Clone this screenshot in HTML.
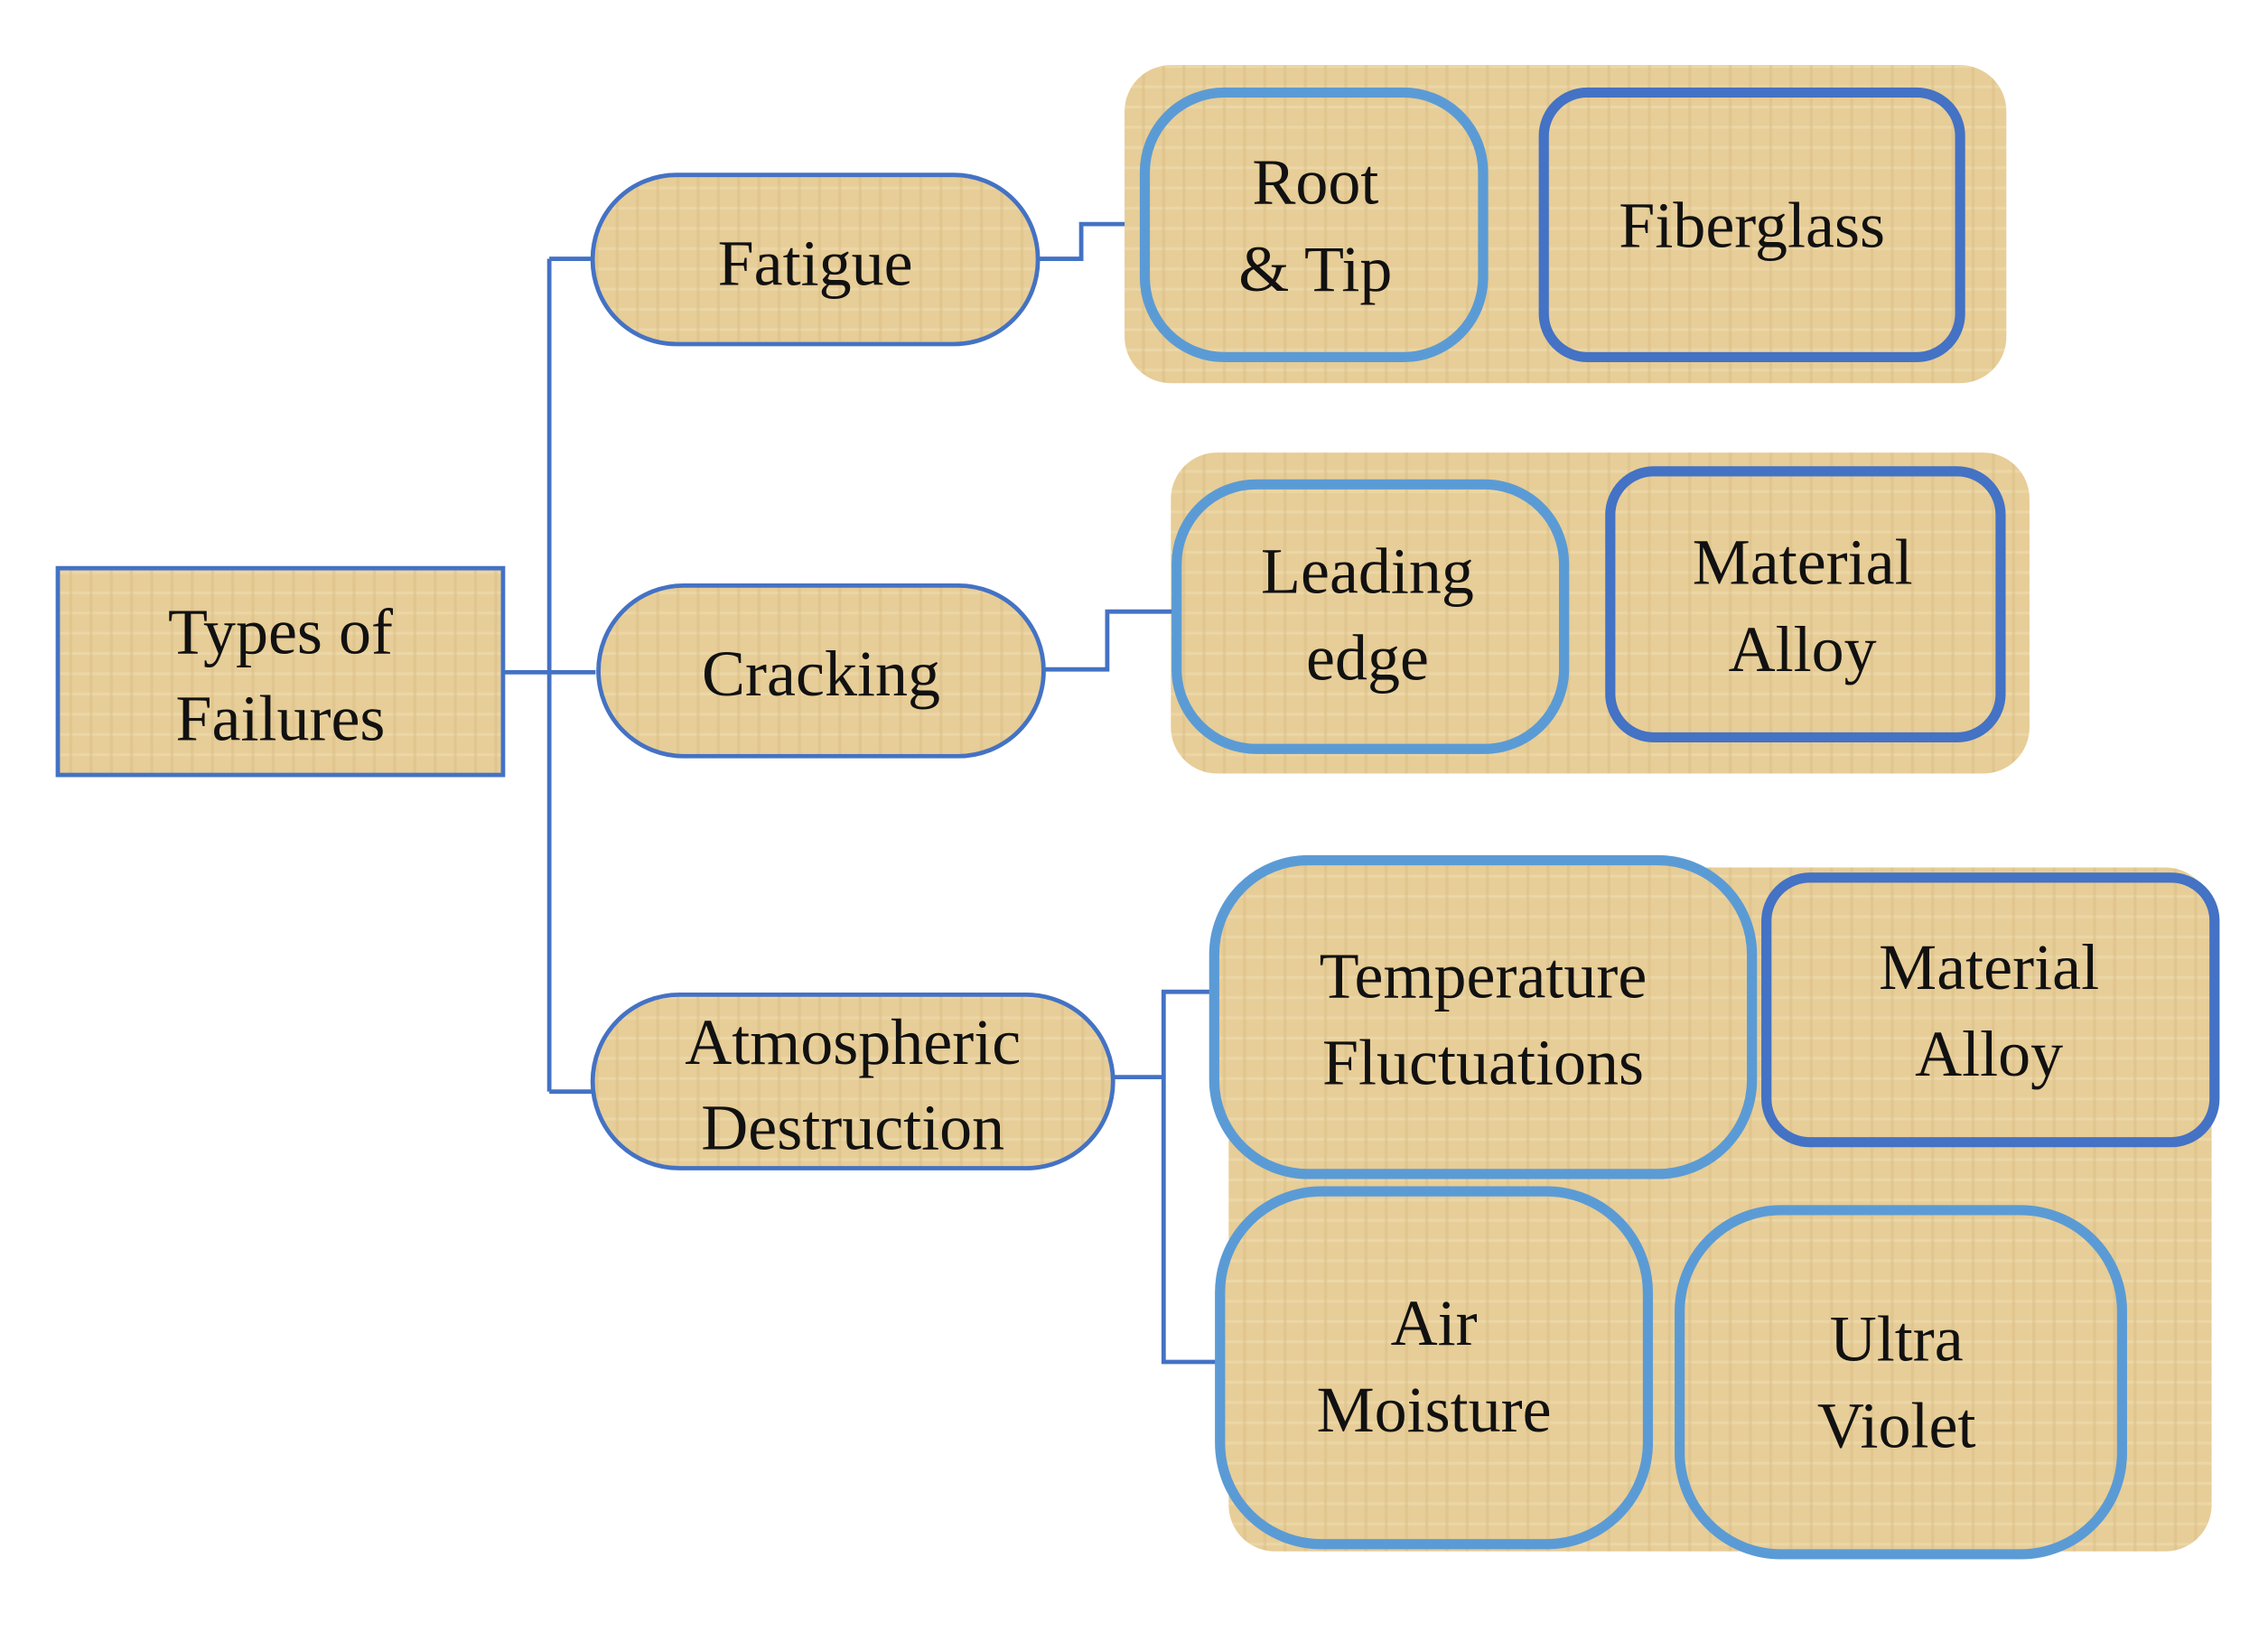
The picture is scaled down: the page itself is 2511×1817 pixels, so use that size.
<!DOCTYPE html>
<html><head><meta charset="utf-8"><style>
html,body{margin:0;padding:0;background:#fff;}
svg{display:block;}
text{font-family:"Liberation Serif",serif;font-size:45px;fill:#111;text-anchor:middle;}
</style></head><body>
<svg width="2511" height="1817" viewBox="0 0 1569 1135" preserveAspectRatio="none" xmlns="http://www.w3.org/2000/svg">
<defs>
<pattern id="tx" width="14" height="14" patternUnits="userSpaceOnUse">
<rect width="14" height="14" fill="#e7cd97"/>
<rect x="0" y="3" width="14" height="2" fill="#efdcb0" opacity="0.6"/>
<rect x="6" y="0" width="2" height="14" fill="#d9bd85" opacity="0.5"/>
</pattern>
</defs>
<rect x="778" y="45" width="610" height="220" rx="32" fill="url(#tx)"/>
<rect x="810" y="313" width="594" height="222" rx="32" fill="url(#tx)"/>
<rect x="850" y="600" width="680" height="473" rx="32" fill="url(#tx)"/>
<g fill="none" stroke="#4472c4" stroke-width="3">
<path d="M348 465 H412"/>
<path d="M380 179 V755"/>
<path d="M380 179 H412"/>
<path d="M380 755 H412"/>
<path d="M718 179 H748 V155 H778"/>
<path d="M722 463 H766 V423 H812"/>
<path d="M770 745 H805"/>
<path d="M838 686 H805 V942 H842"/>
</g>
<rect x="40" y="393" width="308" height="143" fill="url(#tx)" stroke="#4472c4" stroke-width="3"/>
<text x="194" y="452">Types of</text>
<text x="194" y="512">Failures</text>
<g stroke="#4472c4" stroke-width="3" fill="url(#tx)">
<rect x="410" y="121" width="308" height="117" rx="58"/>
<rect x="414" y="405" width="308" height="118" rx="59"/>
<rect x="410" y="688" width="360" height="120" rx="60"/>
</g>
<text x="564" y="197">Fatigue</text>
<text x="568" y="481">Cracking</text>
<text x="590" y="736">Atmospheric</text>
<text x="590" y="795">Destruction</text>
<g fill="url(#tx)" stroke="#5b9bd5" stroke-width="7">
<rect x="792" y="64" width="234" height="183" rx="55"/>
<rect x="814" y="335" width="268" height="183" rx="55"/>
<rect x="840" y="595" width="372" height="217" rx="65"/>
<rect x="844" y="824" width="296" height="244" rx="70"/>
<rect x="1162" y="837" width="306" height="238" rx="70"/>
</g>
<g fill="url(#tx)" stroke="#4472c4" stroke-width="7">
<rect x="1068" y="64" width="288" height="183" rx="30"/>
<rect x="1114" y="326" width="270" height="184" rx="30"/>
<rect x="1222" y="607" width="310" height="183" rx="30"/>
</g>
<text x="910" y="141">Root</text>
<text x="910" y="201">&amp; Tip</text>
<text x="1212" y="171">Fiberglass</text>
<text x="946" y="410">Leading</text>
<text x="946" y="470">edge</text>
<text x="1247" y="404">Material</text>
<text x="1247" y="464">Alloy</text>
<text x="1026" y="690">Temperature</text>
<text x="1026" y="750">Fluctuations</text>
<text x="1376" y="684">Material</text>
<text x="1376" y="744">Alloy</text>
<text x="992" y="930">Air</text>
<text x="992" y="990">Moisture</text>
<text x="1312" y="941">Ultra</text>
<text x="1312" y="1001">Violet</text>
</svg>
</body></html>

═══

_TASK INSTRUCTIONS_.
Select all lines in the listing that include the word "size".

_WRITTEN SOLUTION_.
The picture is scaled down: the page itself is 2511×1817 pixels, so use that size.
text{font-family:"Liberation Serif",serif;font-size:45px;fill:#111;text-anchor:middle;}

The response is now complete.